Mr Roller said petrol-driven cars are not going to go away anytime soon, but he conceded the EV market was only going to get bigger. “There’s plenty of chatter about EVs - that sales are going up or down,” he said. “But we thought there’s plenty of Teslas and BYDs being sold. So we started talking to a few (car manufacturers), got wined and dined, and taken to China by one group that wanted to position their Chinese product alongside BMW or just under.”
Mr Roller said he didn’t think a Chinese product in the Australian buyer’s mind could command a premium price. “So we started talking to Leapmotors and their product just resonated,” he said. Hangzhou-based Leapmotor this year formed a joint venture with Stellantis, the maker of Fiat, Jeep and Alfa Romeo, to market the brand internationally. “They’re car people, we’re car people, and the investment required probably wasn’t as much as some of the others were asking for,” Mr Roller said.

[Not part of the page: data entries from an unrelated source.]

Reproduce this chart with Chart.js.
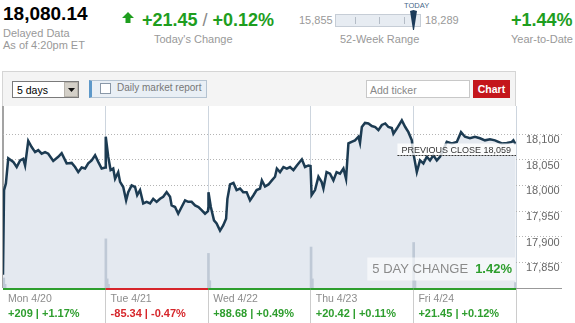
<!DOCTYPE html>
<html>
<head>
<meta charset="utf-8">
<script src="https://cdn.jsdelivr.net/npm/chart.js@4"></script>
<style>
body{margin:0;width:575px;height:323px;overflow:hidden;background:#fff;position:relative;font-family:Arial,"Liberation Sans",sans-serif}
.a{position:absolute;line-height:1;white-space:nowrap}
.gr{color:#999;font-size:11px}
.big{font-weight:bold;font-size:18px;color:#1e9e1e}
#c{position:absolute;left:0;top:100px}
</style>
</head>
<body>
<div class="a" style="left:3px;top:4px;font-weight:bold;font-size:19px;color:#000">18,080.14</div>
<div class="a gr" style="left:3px;top:28px">Delayed Data</div>
<div class="a gr" style="left:3px;top:40px">As of 4:20pm ET</div>

<svg class="a" style="left:122px;top:12px" width="12" height="12"><polygon points="6,0 12,6 8.5,6 8.5,11 3.5,11 3.5,6 0,6" fill="#1e9e1e"/></svg>
<div class="a big" style="left:142px;top:11px">+21.45 <span style="color:#888;font-weight:normal">/</span> +0.12%</div>
<div class="a gr" style="left:154px;top:34px">Today's Change</div>

<div class="a gr" style="left:299px;top:15px">15,855</div>
<div class="a" style="left:335px;top:14px;width:86px;height:13px;box-sizing:border-box;background:#e7ecf2;border:1px solid #c6cdd6"></div>
<div class="a" style="left:355px;top:17px;width:1px;height:7px;background:#b4bcc6"></div>
<div class="a" style="left:379px;top:17px;width:1px;height:7px;background:#b4bcc6"></div>
<div class="a" style="left:404px;top:17px;width:1px;height:7px;background:#b4bcc6"></div>
<svg class="a" style="left:410px;top:10px" width="7" height="20"><polygon points="0,1 3.5,0 7,1 4,20 3,20" fill="#1c3b5a"/></svg>
<div class="a" style="left:404px;top:2px;font-size:7.5px;color:#46688a">TODAY</div>
<div class="a gr" style="left:425px;top:15px">18,289</div>
<div class="a gr" style="left:340px;top:34px">52-Week Range</div>

<div class="a big" style="left:511px;top:11px">+1.44%</div>
<div class="a gr" style="left:511px;top:34px">Year-to-Date</div>

<div class="a" style="left:2px;top:71px;width:514px;height:35px;box-sizing:border-box;background:#f4f4f4;border:1px solid #d5d5d5;border-bottom:none"></div>
<div class="a" style="left:12px;top:81px;width:67px;height:17px;box-sizing:border-box;background:#fff;border:1px solid #7a7a7a"></div>
<div class="a" style="left:17px;top:85px;font-size:10.5px;color:#000">5 days</div>
<div class="a" style="left:64px;top:82px;width:14px;height:15px;box-sizing:border-box;background:#d4d0c8;border:1px solid #b8b4ac"></div>
<svg class="a" style="left:68px;top:88px" width="7" height="4"><polygon points="0,0 7,0 3.5,4" fill="#111"/></svg>

<div class="a" style="left:89px;top:80px;width:118px;height:18px;box-sizing:border-box;background:#e9eff5;border:1px solid #b5c3d1;border-left:3px solid #5d98c9"></div>
<div class="a" style="left:100px;top:83px;width:11px;height:11px;box-sizing:border-box;background:#fff;border:1px solid #8a98a8"></div>
<div class="a" style="left:117px;top:83px;font-size:10px;color:#777">Daily market report</div>

<div class="a" style="left:366px;top:80px;width:104px;height:18px;box-sizing:border-box;background:#fff;border:1px solid #c8c8c8"></div>
<div class="a" style="left:370px;top:85px;font-size:10.5px;color:#888">Add ticker</div>
<div class="a" style="left:473px;top:80px;width:37px;height:18px;background:#c4161c"></div>
<div class="a" style="left:473px;top:84px;width:37px;text-align:center;font-size:10.5px;font-weight:bold;color:#fff">Chart</div>

<canvas id="c" width="575" height="223"></canvas>
<script>
// minutes after the 9:30 open, and index values, one pair of arrays per day
var monT = [0,4,11,20,39,52,65,77,84,96,109,122,134,147,160,172,191,210,223,242,261,274,286,299,312,324,337,350,362,375,389];
var monV = [17826,17991,18004,18053,18046,18036,18049,18052,18039,18087,18075,18065,18069,18062,18065,18062,18048,18056,18063,18043,18044,18036,18026,18035,18033,18043,18049,18059,18046,18033,18035];
var tueT = [0,1,10,19,29,36,48,55,67,78,86,99,112,120,131,143,156,169,181,194,207,219,232,245,251,264,276,289,302,314,327,340,353,365,378,389];
var tueV = [18040,18095,18056,18030,18033,18013,18026,18007,17997,17971,17987,18000,17997,17981,17991,17965,17968,17965,17974,17968,17974,17978,17987,17978,17961,17958,17945,17958,17971,17968,17968,17961,17958,17952,17945,17950];
var wedT = [0,1,10,22,32,45,57,68,73,83,96,108,121,133,146,159,172,184,197,204,216,229,242,254,261,273,286,299,311,324,337,356,368,381,389];
var wedV = [17955,17987,17958,17932,17926,17912,17922,17935,17974,18002,18005,17991,17994,17987,17987,17971,17981,17991,17994,18010,17998,18002,18010,18017,18033,18026,18036,18033,18036,18030,18039,18051,18036,18039,18038];
var thuT = [0,3,16,29,41,48,60,73,86,98,111,124,134,143,155,168,181,187,194,206,219,232,245,257,270,283,295,308,314,327,346,359,371,384,389];
var thuV = [18038,17981,17991,18017,18007,17994,18026,18023,18010,18026,18023,18033,18013,18082,18085,18088,18095,18083,18114,18122,18121,18116,18114,18108,18118,18121,18114,18112,18101,18111,18127,18114,18104,18088,18062];
var friT = [0,2,13,25,38,51,63,76,89,101,114,127,146,165,181,196,215,234,253,272,291,310,323,336,355,374,380,389];
var friV = [18059,18060,18026,18049,18043,18056,18049,18059,18049,18056,18070,18085,18082,18085,18104,18095,18092,18095,18092,18088,18090,18088,18085,18082,18083,18085,18088,18080];

// volume spikes (minutes from monday open, relative size)
var volT = [3,8,391,396,401,781,786,1171,1176,1561,1566,1948];
var vol = [5.5,2,27,5,2,19,4,22.5,5,25,4,3];

var days = ['Mon 4/20','Tue 4/21','Wed 4/22','Thu 4/23','Fri 4/24'];
var dayChg = [209,-85.34,88.68,20.42,21.45];
var dayPct = [1.17,-0.47,0.49,0.11,0.12];
var yTicks = [17850,17900,17950,18000,18050,18100];
var prevClose = 18059;
var fiveDay = '1.42%';

var DAY = 390;
var green = '#2e9e2e', red = '#d6262b';

var series = [[monT,monV],[tueT,tueV],[wedT,wedV],[thuT,thuV],[friT,friV]];
var pts = [];
series.forEach(function(s, d){
  for (var i = 0; i < s[0].length; i++) pts.push({x: d*DAY + s[0][i], y: s[1][i]});
});
var vpts = volT.map(function(t, i){ return {x: t, y: vol[i]}; });

var marks = {
  id: 'marks',
  afterDatasetsDraw: function(chart){
    var ctx = chart.ctx, a = chart.chartArea, x = chart.scales.x, y = chart.scales.y;
    ctx.save();
    // previous close
    var py = Math.round(y.getPixelForValue(prevClose)) + 0.5;
    ctx.font = '9px Arial';
    var pText = 'PREVIOUS CLOSE ' + prevClose.toLocaleString('en-US');
    var tw = ctx.measureText(pText).width;
    var bx = a.right - tw - 9;
    ctx.fillStyle = 'rgba(255,255,255,0.8)';
    ctx.fillRect(bx, py - 12, a.right - bx, 12);
    ctx.strokeStyle = '#333';
    ctx.lineWidth = 1;
    ctx.setLineDash([2,1]);
    ctx.beginPath(); ctx.moveTo(bx, py); ctx.lineTo(a.right, py); ctx.stroke();
    ctx.setLineDash([]);
    ctx.fillStyle = '#333';
    ctx.textAlign = 'right';
    ctx.fillText(pText, a.right - 5, py - 3);

    // 5 day change
    ctx.font = 'bold 13px Arial';
    var w1 = ctx.measureText(fiveDay).width;
    ctx.font = '13px Arial';
    var lab = '5 DAY CHANGE';
    var w2 = ctx.measureText(lab).width;
    var r = a.right - 4;
    var left = r - w1 - 7 - w2;
    ctx.fillStyle = 'rgba(255,255,255,0.6)';
    ctx.fillRect(left - 5, a.bottom - 30.5, a.right - 1 - (left - 5), 23);
    ctx.fillStyle = '#8a8a8a';
    ctx.textAlign = 'left';
    ctx.fillText(lab, left, a.bottom - 15);
    ctx.font = 'bold 13px Arial';
    ctx.fillStyle = green;
    ctx.fillText(fiveDay, r - w1, a.bottom - 15);

    // day strips and labels
    for (var d = 0; d < days.length; d++){
      var x0 = x.getPixelForValue(d*DAY), x1 = x.getPixelForValue((d+1)*DAY);
      var col = dayChg[d] >= 0 ? green : red;
      ctx.fillStyle = col;
      ctx.fillRect(x0, a.bottom, x1 - x0, 2);
      ctx.fillStyle = '#8c8c8c';
      ctx.font = '10.5px Arial';
      ctx.fillText(days[d], x0 + 5, a.bottom + 13.5);
      var sg = dayChg[d] >= 0 ? '+' : '-';
      var txt = sg + Math.abs(dayChg[d]) + ' | ' + sg + Math.abs(dayPct[d]).toFixed(2) + '%';
      ctx.font = 'bold 11px Arial';
      ctx.fillStyle = col;
      ctx.fillText(txt, x0 + 5, a.bottom + 28.5);
    }
    ctx.fillStyle = '#999';
    ctx.fillRect(a.right, a.bottom, 46, 1);
    ctx.restore();
  }
};

new Chart(document.getElementById('c'), {
  type: 'line',
  data: {
    datasets: [
      {
        type: 'bar',
        data: vpts,
        yAxisID: 'yv',
        backgroundColor: '#bfc9d6',
        barThickness: 2,
        order: 0
      },
      {
        data: pts,
        borderColor: '#1c3b52',
        borderWidth: 2.5,
        pointRadius: 0,
        tension: 0,
        fill: 'start',
        backgroundColor: '#e4e9f0',
        order: 1
      }
    ]
  },
  options: {
    responsive: false,
    animation: false,
    devicePixelRatio: 1,
    layout: { padding: { left: 3, right: 0, top: 6, bottom: 0 } },
    plugins: { legend: { display: false }, tooltip: { enabled: false } },
    scales: {
      x: {
        type: 'linear',
        min: 0,
        max: 5*DAY,
        offset: false,
        afterBuildTicks: function(s){ s.ticks = [0,1,2,3,4,5].map(function(d){ return {value: d*DAY}; }); },
        afterFit: function(s){ s.height = 35; },
        ticks: { display: false },
        border: { display: false },
        grid: {
          offset: false,
          color: function(c){ return c.tick && c.tick.value === 0 ? '#a3a3a3' : '#cdd5de'; },
          lineWidth: function(c){ return c.tick && c.tick.value === 0 ? 2 : 1; },
          tickColor: function(c){ return c.tick && c.tick.value === 0 ? 'rgba(0,0,0,0)' : '#cccccc'; },
          tickLength: 35,
          drawTicks: true
        }
      },
      y: {
        position: 'right',
        min: 17800,
        max: 18155,
        afterBuildTicks: function(s){ s.ticks = yTicks.map(function(v){ return {value: v}; }); },
        afterFit: function(s){ s.width = 59; },
        border: { display: false, dash: [1,2] },
        grid: { color: '#b4b4b4', tickColor: '#b4b4b4', tickLength: 46, tickBorderDash: [1,2] },
        ticks: {
          padding: -36,
          labelOffset: 6,
          color: '#666',
          font: { family: 'Arial', size: 11 },
          callback: function(v){ return v.toLocaleString('en-US'); }
        }
      },
      yv: { display: false, min: 0, max: 100 }
    }
  },
  plugins: [marks]
});
</script>
</body>
</html>
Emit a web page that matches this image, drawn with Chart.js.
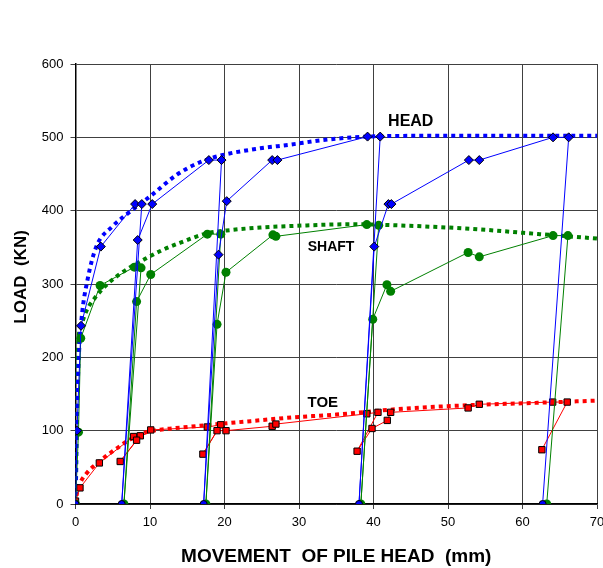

The dealership will be based at Stafford with plans for a pop-up store at Westfield Chermside to display the new C10. He said the shopping mall store was a new way of selling cars and a shift away from the high-street showrooms of old. “We’ll have a couple of cars in the car park that we can do a demonstration and or they can make an appointment to come to our showroom,” he said. “So we’ll adopt some new ways of finding customers and getting in front of people because it’s a new brand. They don’t know what a Leapmotor is, but when they walk past in the shopping centre, they are going to love it, love the colour, and think it’s in the 70 grand range. In a shopping centre environment, we’ll see a lot of people and we mightn’t sell them a car today, but it’s all about brand recognition.”
Mr Roller said the customer experience at Leapmotor “will be every bit as good as customers that bought a million dollar Rolls Royce from us.” “We won’t lower our delivery of customer service just because it’s a 45 grand car and not a million dollar Rolls or Ferrari,” he said. “We will deliver that same customer service to those people. The car business has changed, but some things haven’t changed. Looking after customers, building a good team is really important.” He said growth in EV sales was being driven by government support, and he is eyeing the lucrative leasing market as well as showroom sales.
The Australian EV market is expected to reach $6bn this year and $9.6bn by 2029, with an increasing number of government incentives and infrastructure developments supporting its growth. “This is a very big market with government benefits such as Fringe Benefit Tax (FBT) exemptions on full electric plug-ins,” he said. “That whole electric space, has been, fuelled by government incentives.”